Victor
Lavalle - La ballade de Black Tom - Le Bélial’
La vie de Charles Thomas Tester n’est pas ce
qu’on pourrait appeler un jardin de roses. Surtout quand on en endosse la peau d’un noir américain vivant
à Harlem en 1924. Peu désireux d’emprunter les pas d’esclaves salariés de ses
parents (sa mère est morte à la tâche), le jeune homme fait sembler de jouer de
la guitare offerte par son père pour gratter quelques sous. Dans la quête de
gains plus substantiels, ses errances le portent parfois ailleurs, dans le
Queens par exemple. Il fait commerce de livres avec une vieille dame
inquiétante au nom de divinité égyptienne, ou anime les soirées d’un certain
Robert Suydam, un riche excentrique versé dans les sciences occultes. Mais le
plus grand danger de ces quartiers aisés restent les Blancs et les flics qu’il
convient d’éviter afin de ne pas subir coups ou vexations.

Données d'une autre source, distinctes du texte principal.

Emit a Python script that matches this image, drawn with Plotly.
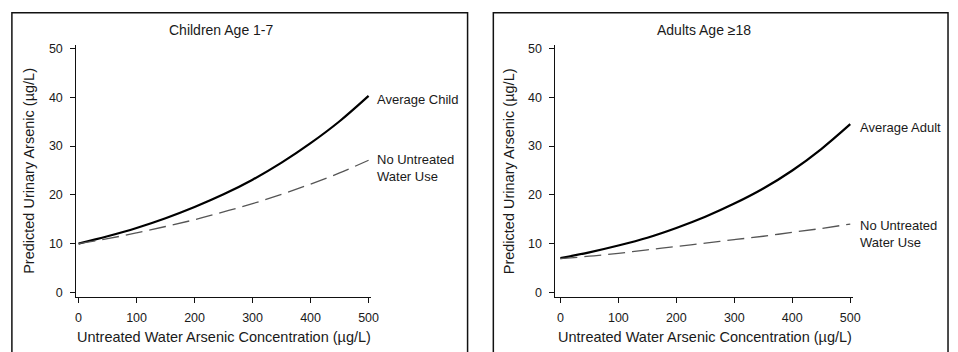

La ballade de Black Tom est la première œuvre traduite de Victor
Lavalle, écrivain new-yorkais né en 1972, auteur de quatre romans et d’un
recueil de nouvelles. Le romancier s’attaque ici à une nouvelle de HP Lovecraft « The Horror Red
Hook » dont il propose une relecture. Il ne s’agit pas de n’importe quel
challenge. Le texte du reclus de Providence est un condensé de phobie raciste
et de peur de la modernité.
Peur, voilà le maître
mot. Lavalle opère un premier renversement en lui substituant un autre vocable,
la haine. Celle qu’éprouve le jeune Tester, un de ces noirs issus de la
« Tour de Babel » aux « dialectes blasphématoires » -
pour reprendre les expressions de Lovecraft - à l’égard de l’establishment
blanc. On retrouve entre autres, les personnages de Ma Att, de Suydam, du
policier Malone. Dans le récit originel, le grand auteur fantastique avait
représenté l’inspecteur sous les traits d’un homme intelligent et sensible.

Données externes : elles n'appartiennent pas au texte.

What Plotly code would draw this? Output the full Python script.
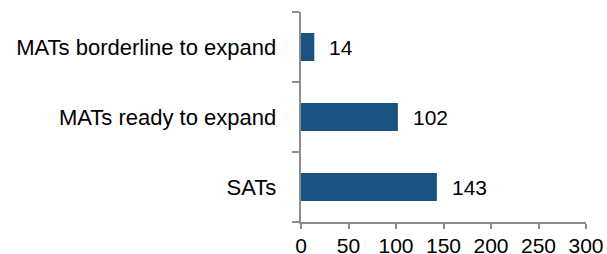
import plotly.graph_objects as go

categories = ["SATs", "MATs ready to expand", "MATs borderline to expand"]
values = [143, 102, 14]
x_ticks = [0, 50, 100, 150, 200, 250, 300]

FONT = "Liberation Sans, Arial"

fig = go.Figure()
fig.add_trace(go.Bar(
    x=values, y=categories, orientation="h",
    marker=dict(color="#1B5281", line=dict(width=0)),
    width=0.4, hoverinfo="skip",
))
for c, v in zip(categories, values):
    fig.add_annotation(x=v, y=c, text=str(v), showarrow=False,
                       xanchor="left", xshift=13,
                       font=dict(family=FONT, size=21, color="#000000"))

fig.update_layout(
    width=607, height=254,
    margin=dict(l=301, r=21, t=12, b=32, autoexpand=False),
    plot_bgcolor="white", paper_bgcolor="white",
    showlegend=False,
    font=dict(family=FONT, size=22, color="#000000"),
    xaxis=dict(range=[0, 300], tickvals=x_ticks, showgrid=False, zeroline=False,
               automargin=False,
               showline=True, linecolor="#8C8C8C", linewidth=2,
               ticks="outside", ticklen=5, tickwidth=2, tickcolor="#8C8C8C",
               tickfont=dict(size=21), ticklabelstandoff=-1),
    yaxis=dict(showgrid=False, zeroline=False, showline=True, linecolor="#8C8C8C", linewidth=2,
               automargin=False,
               ticks="outside", ticklen=7, tickwidth=2, tickcolor="#8C8C8C",
               tickson="boundaries", ticksuffix="   "),
)
fig.write_html("out.html", config={"displayModeBar": False},
               post_script="document.body.style.margin='0';")
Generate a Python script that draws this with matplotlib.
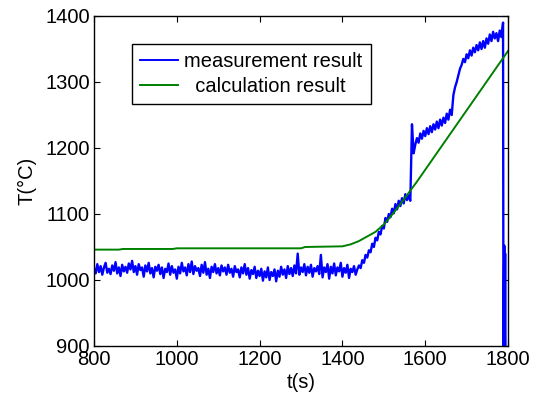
import numpy as np
import matplotlib

matplotlib.use("Agg")
import matplotlib.pyplot as plt

plt.rcParams["font.family"] = ["Liberation Sans", "DejaVu Sans"]

# measurement: sampled every 4 s from 800 s to 1788 s
meas_start, meas_step = 800, 4
meas_base = [
    1018, 1010, 1024, 1012, 1021, 1008, 1019, 1026, 1011, 1017,
    1009, 1022, 1014, 1027, 1010, 1019, 1006, 1023, 1013, 1020,
    1011, 1025, 1016, 1029, 1012, 1021, 1008, 1024, 1015, 1019,
    1005, 1022, 1013, 1026, 1010, 1018, 1004, 1020, 1014, 1023,
    1009, 1019, 1003, 1017, 1012, 1025, 1008, 1021, 1011, 1016,
    1002, 1020, 1010, 1026, 1013, 1019, 1007, 1024, 1012, 1028,
    1009, 1021, 1014, 1018, 1006, 1023, 1011, 1027, 1008, 1017,
    1003, 1020, 1012, 1024, 1010, 1018, 1007, 1022, 1013, 1019,
    1008, 1023, 1011, 1017, 1005, 1021, 1012, 1016, 1004, 1019,
    1010, 1024, 1008, 1018, 1002, 1015, 1009, 1020, 1003, 1014,
    1006, 1017, 999, 1013, 1004, 1019, 1000, 1012, 1006, 1016,
    998, 1014, 1005, 1020, 1008, 1016, 1003, 1021, 1009, 1018,
    1006, 1022, 1010, 1040, 1008, 1019, 1012, 1024, 1007, 1020,
    1011, 1023, 1005, 1018, 1013, 1021, 1009, 1038, 1004, 1019,
    1012, 1024, 1002, 1020, 1010, 1025, 1007, 1019, 1013, 1026,
    1005, 1018, 1011, 1023, 1003, 1017, 1012, 1021, 1008, 1016,
]
meas_rise = [
    1022, 1018, 1030, 1026, 1038, 1034, 1045, 1042, 1055, 1050,
    1064, 1060, 1073, 1069, 1082, 1078, 1094, 1088, 1100, 1095,
    1108, 1101, 1115, 1107, 1120, 1112, 1124, 1116, 1130, 1121,
    1128, 1120, 1236, 1192, 1205, 1215, 1208, 1222, 1214, 1226,
    1218, 1230, 1221, 1233, 1224, 1236, 1228, 1240, 1230, 1243,
    1234, 1246, 1238, 1252, 1243, 1258, 1250, 1280, 1292, 1300,
    1310, 1320, 1326, 1335, 1330, 1342, 1336, 1348, 1340, 1352,
    1345, 1356, 1348, 1360, 1350, 1362, 1352, 1366, 1358, 1372,
    1362, 1376, 1366, 1374, 1362, 1378, 1368, 1390,
]
# sensor failure at the end of the run
tail_t = [1789, 1791, 1792, 1793, 1794]
tail_T = [880, 1052, 880, 1040, 880]

calc_t = [800, 860, 870, 990, 1000, 1300, 1310, 1400, 1420, 1440, 1460, 1480,
          1500, 1520, 1540, 1560, 1580, 1600, 1650, 1700, 1750, 1800]
calc_T = [1046, 1046, 1047, 1047, 1048, 1048, 1050, 1051, 1054, 1059, 1066, 1073,
          1084, 1099, 1115, 1132, 1149, 1167, 1212, 1257, 1302, 1347]

meas_T = meas_base + meas_rise
meas_t = list(meas_start + meas_step * np.arange(len(meas_T))) + tail_t
meas_T = meas_T + tail_T

fig = plt.figure(figsize=(5.36, 3.96), dpi=100)
ax = fig.add_axes([0.1754, 0.1263, 0.7724, 0.8333])

ax.plot(meas_t, meas_T, color="#0000ff", lw=1.7, label="measurement result")
ax.plot(calc_t, calc_T, color="#008000", lw=1.4, label="  calculation result")

ax.set_xlim(800, 1800)
ax.set_ylim(900, 1400)
ax.set_xticks([800, 1000, 1200, 1400, 1600, 1800])
ax.set_yticks([900, 1000, 1100, 1200, 1300, 1400])
ax.tick_params(direction="in", top=True, right=True, length=4, labelsize=14.5, pad=3)
for s in ax.spines.values():
    s.set_linewidth(1.0)

ax.set_xlabel("t(s)", fontsize=14.5, labelpad=3)
ax.set_ylabel("T(\u00b0C)", fontsize=14.5, labelpad=6)

leg = ax.legend(loc="upper left", bbox_to_anchor=(0.092, 0.915), fontsize=14.5,
                fancybox=False, edgecolor="black", framealpha=1, handlelength=1.9,
                borderaxespad=0, borderpad=0.4, labelspacing=0.28, handletextpad=0.3)
leg.get_frame().set_linewidth(1.0)
for line in leg.get_lines():
    line.set_linewidth(1.4)

fig.savefig("out.png", dpi=100)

Victor Lavalle en fait sobrement un flic blanc un plus malin que les autres. Le
récit est composé de deux parties, la première portée par le héros, la seconde
par Malone, car Tester, élève de Suydam, devient Black Tom, personnage hors
champ aspiré dans une réalité supérieure. Autre renversement, la novella de
Lavalle s’achève à Chepachet là où démarre la fiction de Lovecraft.
Quel but poursuit Black Tom ex Charles Thomas Tester ? La dernière parole proférée à Malone le
révèle : « Je préfère cent fois Cthulhu aux monstres que vous êtes ».
Comme l’a remarqué Jean-Daniel Brèque, échanger un tyran contre un autre
c’était déjà le propos de James Tiptree dans « The women men don’t
see ».
L’auteur a particulièrement
réussi les scènes de terreur dans la maison de Robert Suydam et les sous sols des
trois immeubles de Red Hook. Dans ce qui constitue un des
meilleurs « Une Heure-Lumière » publié à ce jour, Victor
Lavalle rend un hommage appuyé et critique à son illustre aîné. Innombrables en
effet sont les mondes. Un univers suffit à peine à faire émerger la vie, mais
toute vie s’éclaire de mille univers.